Caro direttore, come sappiamo, negli Atti degli Apostoli (Parola del Signore) si narra la vita della Chiesa della primissima ora, i cui membri avevano visto Gesù, parlato e mangiato con Lui, con Lui entrando in intimità. Il quinto capitolo racconta il triste imbroglio tentato da Anania e da sua moglie Saffira che, venduto un loro podere, non versano l’intero ricavato nelle «casse comuni» della Chiesa, ma ne trattengono per sé, di nascosto, una parte. E avevano visto Gesù, parlato e mangiato con Lui.

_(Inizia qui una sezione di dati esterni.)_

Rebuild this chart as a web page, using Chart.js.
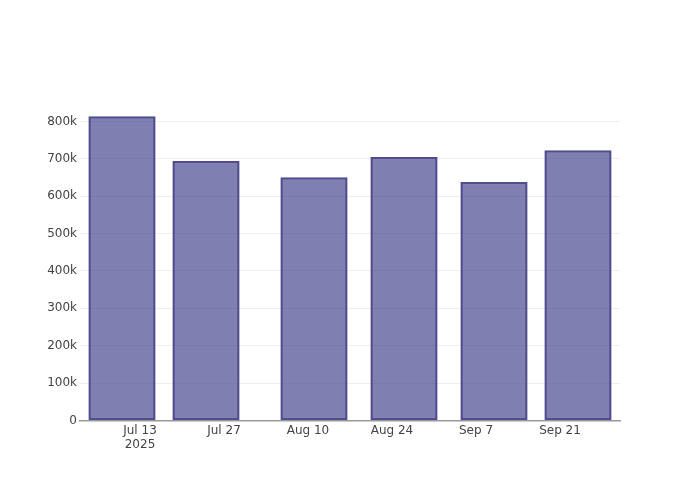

Se Anania e Saffira non sono stati capaci di una condotta onesta, come pretendono i Cinque Stelle di potere essere «incorruttibili!»? Perché hanno visto Grillo e Casaleggio? Perché hanno parlato e mangiato con loro?
Francesco Giannoni
Pubblichiamo alcune lettere sull’esito del referendum costituzionale e sull’attuale momento politico. Altre lettere, per ragioni di spazio e per non monopolizzare interamente quel poco che abbiamo, le rimandiamo al prossimo numero. Come ben sapete, con l’avvento dei social network, dove ognuno esprime liberamente (a volte anche troppo) le proprie idee e le proprie opinioni, si è un po’ persa l’abitudine di scrivere ai giornali. Però su certi argomenti si verifica un ritorno di interesse, una voglia di discutere anche attraverso queste pagine. È di per sé un dato positivo, anche se mette in luce, come in questo caso, una sostanziale spaccatura tra i nostri lettori, che riteniamo possa rappresentare quella dell’intero mondo cattolico. Insomma, come si legge in una delle lettere, il referendum ha davvero diviso il Paese e, per quanto ci riguarda, come detto, anche i cattolici, che già erano divisi sull’operato complessivo di Matteo Renzi come presidente del Consiglio. Le opinioni ovviamente sono libere. L’importante sarebbe non farsi condizionare dal clima di conflittualità alimentato dalla stessa politica troppe volte ridotta a tifo se non addirittura a rissa.